Den L 326 bot Mercedes sowohl als Pritschenwagen als auch in Kipper- sowie Sattelzugmaschinenvarianten an und stellte ihm bereits 1957 den Frontlenker LP 326 zur Seite. Äußerlich unterschied sich dieser Frontlenker vom Vorgänger LP 315 vor allem im Fahrerhausbereich durch seitliche Ausstellfenster und einen kürzeren vorderen Überhang, der eine kürzer bauende Trittstufe des Einstiegs bedingte. Nach den geltenden Gesetzen hatte dieser Frontlenker-Übergangstyp den Vorteil, dass er im Fernverkehr noch bis 1960 mit einem 16- oder 24-Tonnen-Anhänger auf Tour gehen konnte, sofern der vor dem 01. Januar 1957 zugelassen worden war.

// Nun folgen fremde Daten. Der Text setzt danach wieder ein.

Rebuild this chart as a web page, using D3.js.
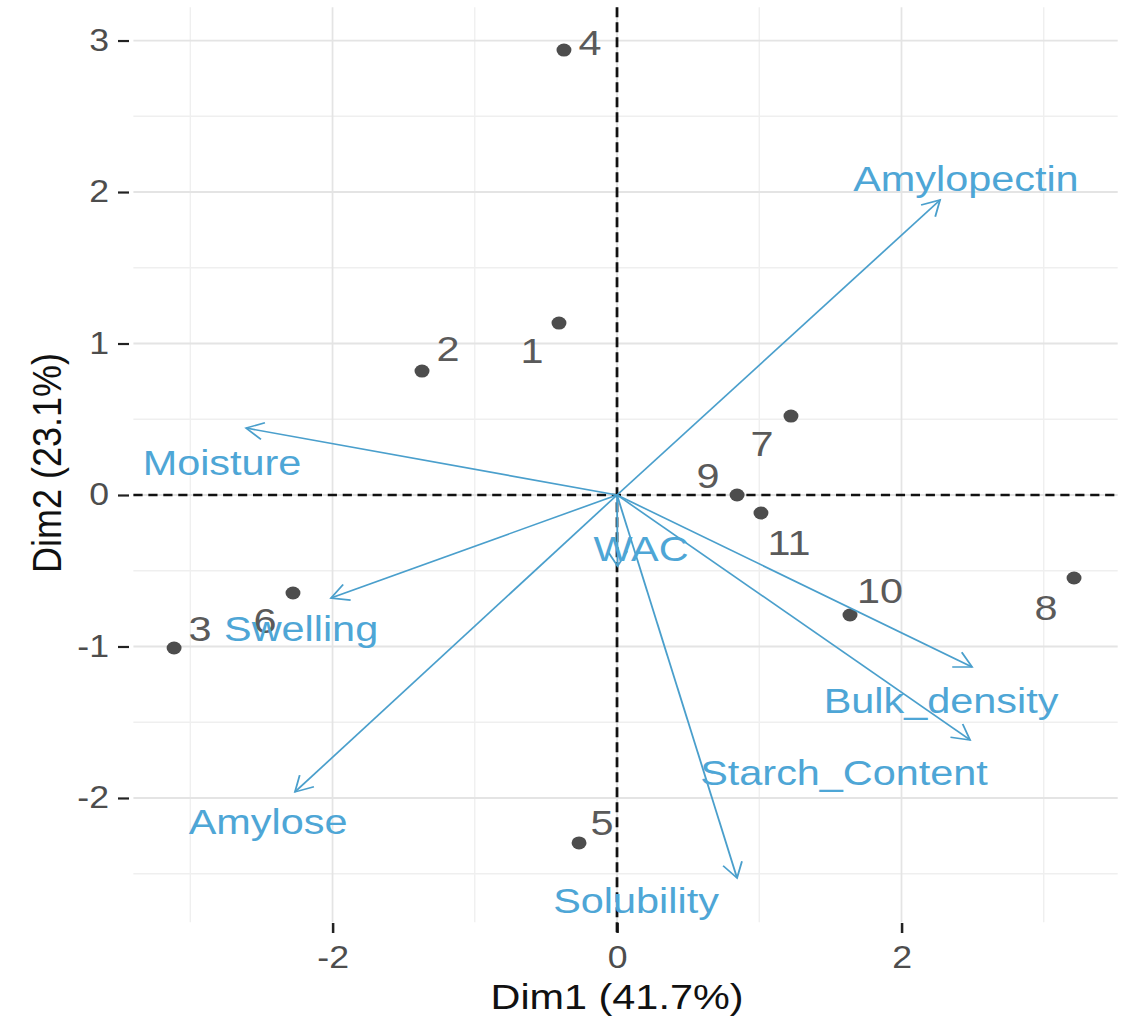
<!DOCTYPE html>
<html>
<head>
<meta charset="utf-8">
<script src="https://cdn.jsdelivr.net/npm/d3@7"></script>
<style>
  html, body { margin: 0; padding: 0; background: #fff; }
  svg { display: block; font-family: "Liberation Sans", Arial, sans-serif; }
</style>
</head>
<body>
<div id="chart"></div>
<script>
// individuals (PCA scores)
var indNames = ["1","2","3","4","5","6","7","8","9","10","11"];
var indX = [-0.408, -1.371, -3.114, -0.373, -0.267, -2.278, 1.223, 3.213, 0.844, 1.638, 1.012];
var indY = [1.135, 0.818, -1.010, 2.937, -2.297, -0.647, 0.521, -0.548, 0.000, -0.792, -0.119];
// where the (repelled) labels ended up, in data units
var indLabX = [-0.598, -1.188, -2.931, -0.190, -0.105, -2.475, 1.019, 3.016, 0.640, 1.849, 1.209];
var indLabY = [0.957, 0.970, -0.878, 2.990, -2.158, -0.825, 0.343, -0.739, 0.132, -0.627, -0.310];

// variables (scaled loadings)
var varNames = ["Amylopectin","Moisture","Swelling","Amylose","WAC","Solubility","Starch_Content","Bulk_density"];
var varX = [2.271, -2.608, -2.011, -2.264, 0.004, 0.844, 2.482, 2.496];
var varY = [1.947, 0.442, -0.680, -1.960, -0.470, -2.528, -1.617, -1.135];
var varLabX = [2.453, -2.777, -2.221, -2.453, 0.169, 0.134, 1.596, 2.278];
var varLabY = [2.092, 0.218, -0.878, -2.152, -0.350, -2.673, -1.828, -1.353];

var xTicks = [-2, 0, 2];
var yTicks = [-2, -1, 0, 1, 2, 3];
var xMinor = [-3, -1, 1, 3];
var yMinor = [-2.5, -1.5, -0.5, 0.5, 1.5, 2.5];
var xTitle = "Dim1 (41.7%)";
var yTitle = "Dim2 (23.1%)";

var width = 1127, height = 1017;
var sx = 1.15;               // the picture is stretched sideways
var vw = width / sx;

var svg = d3.select("#chart").append("svg")
  .attr("width", width)
  .attr("height", height)
  .attr("viewBox", "0 0 " + vw + " " + height)
  .attr("preserveAspectRatio", "none");

var x = d3.scaleLinear().domain([-3.40, 3.52]).range([133.4 / sx, 1117.7 / sx]);
var y = d3.scaleLinear().domain([-2.82, 3.22]).range([922.2, 7.2]);
var x0 = x.range()[0], x1 = x.range()[1], y0 = y.range()[0], y1 = y.range()[1];

// grid
var grid = svg.append("g");
grid.selectAll(".mx").data(xMinor).enter().append("line")
  .attr("x1", d => x(d)).attr("x2", d => x(d)).attr("y1", y1).attr("y2", y0)
  .attr("stroke", "#efefef").attr("stroke-width", 1.2);
grid.selectAll(".my").data(yMinor).enter().append("line")
  .attr("y1", d => y(d)).attr("y2", d => y(d)).attr("x1", x0).attr("x2", x1)
  .attr("stroke", "#efefef").attr("stroke-width", 1.4);
grid.selectAll(".gx").data(xTicks).enter().append("line")
  .attr("x1", d => x(d)).attr("x2", d => x(d)).attr("y1", y1).attr("y2", y0)
  .attr("stroke", "#e4e4e4").attr("stroke-width", 1.5);
grid.selectAll(".gy").data(yTicks).enter().append("line")
  .attr("y1", d => y(d)).attr("y2", d => y(d)).attr("x1", x0).attr("x2", x1)
  .attr("stroke", "#e4e4e4").attr("stroke-width", 1.8);

// axes
var fmt = function(d) { return String(d); };
var yAxis = svg.append("g")
  .attr("transform", "translate(" + (129 / sx) + ",0)")
  .call(d3.axisLeft(y).tickValues(yTicks).tickFormat(fmt)
    .tickSize(11 / sx).tickPadding(9 / sx).tickSizeOuter(0));
var xAxis = svg.append("g")
  .attr("transform", "translate(0,923)")
  .call(d3.axisBottom(x).tickValues(xTicks).tickFormat(fmt)
    .tickSize(10).tickPadding(13).tickSizeOuter(0));
[xAxis, yAxis].forEach(function(a) {
  a.select(".domain").remove();
  a.selectAll(".tick line").attr("stroke", "#222").attr("stroke-width", 2.2);
  a.selectAll(".tick text").attr("fill", "#4d4d4d").style("font-size", "31px")
    .style("font-family", "'Liberation Sans', Arial, sans-serif");
});

// zero reference lines
svg.append("line")
  .attr("x1", x0).attr("x2", x1).attr("y1", y(0)).attr("y2", y(0))
  .attr("stroke", "#111").attr("stroke-width", 2.6).attr("stroke-dasharray", "8,5");
svg.append("line")
  .attr("x1", x(0)).attr("x2", x(0)).attr("y1", y1).attr("y2", 933)
  .attr("stroke", "#111").attr("stroke-width", 2.4).attr("stroke-dasharray", "10,5");

// individuals
var ind = indNames.map(function(n, i) {
  return { name: n, x: indX[i], y: indY[i], lx: indLabX[i], ly: indLabY[i] };
});
svg.selectAll(".pt").data(ind).enter().append("circle")
  .attr("cx", d => x(d.x)).attr("cy", d => y(d.y)).attr("r", 6.5)
  .attr("fill", "#4d4d4d");
svg.selectAll(".ptlab").data(ind).enter().append("text")
  .attr("x", d => x(d.lx)).attr("y", d => y(d.ly)).attr("dy", "0.36em")
  .attr("text-anchor", "middle")
  .attr("fill", "#5a5a5a").style("font-size", "36px")
  .text(d => d.name);

// variables
var varCol = "#4a9fcc";
svg.append("defs").append("marker")
  .attr("id", "head")
  .attr("markerUnits", "userSpaceOnUse")
  .attr("viewBox", "-20 -12 24 24")
  .attr("markerWidth", 24).attr("markerHeight", 24)
  .attr("refX", 0).attr("refY", 0)
  .attr("orient", "auto")
  .append("path")
  .attr("d", "M-15,-8.5L0,0L-15,8.5")
  .attr("fill", "none").attr("stroke", varCol).attr("stroke-width", 1.6);

var vars = varNames.map(function(n, i) {
  return { name: n, x: varX[i], y: varY[i], lx: varLabX[i], ly: varLabY[i] };
});
svg.selectAll(".arr").data(vars).enter().append("line")
  .attr("x1", x(0)).attr("y1", y(0))
  .attr("x2", d => x(d.x)).attr("y2", d => y(d.y))
  .attr("stroke", varCol).attr("stroke-width", 1.6)
  .attr("marker-end", "url(#head)");
svg.selectAll(".varlab").data(vars).enter().append("text")
  .attr("x", d => x(d.lx)).attr("y", d => y(d.ly)).attr("dy", "0.36em")
  .attr("text-anchor", "middle")
  .attr("fill", "#4ea6d6").style("font-size", "36px")
  .text(d => d.name);

// axis titles
svg.append("text")
  .attr("x", 617 / sx).attr("y", 1009)
  .attr("text-anchor", "middle").attr("fill", "#111").style("font-size", "36px")
  .text(xTitle);
svg.append("text")
  .attr("transform", "translate(" + (61 / sx) + ",463) rotate(-90)")
  .attr("text-anchor", "middle").attr("fill", "#111").style("font-size", "36px")
  .text(yTitle);
</script>
</body>
</html>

Der L 326 dankt schon 1958 ab, der OM 326 aber beileibe nicht
Im Januar 1958 allerdings musste der LP 326 allerdings dem Seebohm-Lkw LP 333 weichen. Im gleichen Jahr kam auch das Aus für den Hauber L 326. Im Export traten seine Nachfolge der L 332 sowie der extrem robuste, für 18,5 bis 19,0 Tonnen Gesamtgewicht konzipierte Hauber L 334 jeweils mit einem auf maximal 172 PS eingestellten OM 326 an. Auf dem Binnenmarkt beherrschten dann Seebohm-konforme, für zwölf Tonnen Gesamtgewicht konzipierte Frontlenker und Hauber für kurze Zeit die Szene. Im LP 333 aber werkelte der 200 PS starke OM 326 aus dem L 326 in alter Frische weiter und hielt auch Einzug in den schweren Varianten der neuen Kurzhauber, die das Werk Gaggenau ab 1959 produzierte.
Der deutsche Sonderweg bei den Maßen und Gewichten hatte gerade mal bis 1960 Bestand. Dann waren schon wieder 32 Tonnen Gesamtgewicht für den Lastzug sowie eine Lange von maximal 16,5 Metern (statt vorher 14,0 Metern) erlaubt. Der Siegeszug der Frontlenker zumindest auf europäischem Pflaster war dennoch nicht mehr zu stoppen. Doch selbst noch 1963, als Mercedes die neuen Frontlenker der so genannten kubischen Generation brachte, schlug unter deren Blech das altbekannte Herz des 200 PS starken Vorkammerdiesels OM 326, der im Hauber L 326 von 1956 das erste Mal auf den Plan getreten war.